Bread Pudding

One quart sweet milk, quart bread-crumbs, four eggs, four tablespoons sugar; soak bread in half the milk until soft; mash fine, add the rest of milk, the well-beaten eggs and sugar, and a teacup raisins; bake one hour, serve warm with warm sauce or maple sugar hard sauce; or, slice, butter, and spread bread with preserves or jelly, place nicely in a baking-dish. Make a custard of one pint of sweet milk, three eggs, and sugar to taste, and while boiling pour it over bread.

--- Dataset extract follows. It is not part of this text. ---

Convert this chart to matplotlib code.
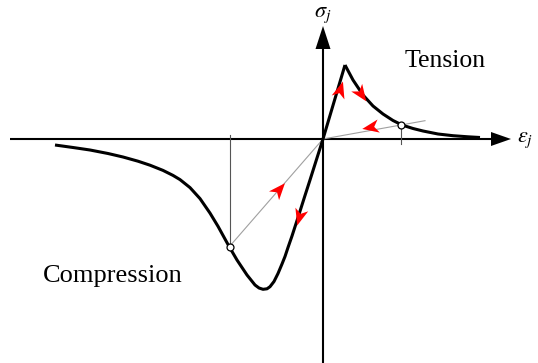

Place in oven and bake till brown, eat with or without sauce.

Blackberry Mush

To two quarts ripe berries add one and a half pints boiling water, and one pound sugar; cook a few moments, then stir in a pint of wheat flour, boil a few moments longer, put in greased mold to cool, and serve with cream or hard sauce. - Miss H. D. Martin, New York City.

Cream Pudding

Stir together one pint cream, three ounces sugar, the yolks of three eggs, and a little grated nutmeg; add the well-beaten whites, stirring lightly, and pour into a buttered pie-plate on which has been sprinkled the crumbs of stale bread to about the thickness of an ordinary crust; sprinkle over the top a layer of bread-crumbs and bake.

Cottage Pudding

One cup sugar, half cup butter, one egg, cup sweet milk, tea. spoon soda dissolved in milk, two tea-spoons cream tartar in the flour, three cups flour, half tea-spoon extract of lemon. Sprinkle a little sugar over the top just before putting in the oven, bake in a small bread-pan, and when done cut in squares, and serve with sauce made of two table-spoons butter, cup sugar, table-spoon flour wet with a little cold water and stirred until like cream; add a pint boiling water, let boil two or three minutes, stirring all the time. After taking from the fire, add half tea-spoon extract of lemon. Nutmeg may be used in place of lemon. What is left of the pudding and sauce may be served cold for tea. - Mrs. Howard Vosbury.

Chocolate Pudding

One quart sweet milk, three ounces grated chocolate, one cup sugar, yolks of five eggs; scald milk and chocolate together, and, when cool, add sugar and eggs, and bake. When done, put beaten whites and five table-spoons sugar on top, and set in oven to brown. Or, boil one pint milk, add half cup butter, one of sugar, and three ounces grated chocolate; pour this over two slices of bread soaked in water; when cool, add the well-beaten yolks of four eggs, bake, and when done, spread over the whites beaten with sugar, and brown in oven. Serve hot or cold. - Miss Greeley Grubbs, Richmond,

Cocoa-nut Pudding

Grate one cocoa-nut, saving the milk if perfectly sweet, boil a quart of milk, and pour upon it, adding five eggs beaten with one cup of sugar and one table-spoon butter, add a little salt, two tea spoons vanilla extract, and milk from nut, and bake in a pudding-dish lined with rich paste. This is excellent baked like pie with under crust only. A plainer yet good pudding is made by pouring one and one-half pints boiling milk over one pint bread-crumbs and one cup dessicated cocoa-nut mixed; add two table-spoons sugar and nutmeg to flavor; bake. - Mrs. T. B. Johnson, Lagrange, Tenn.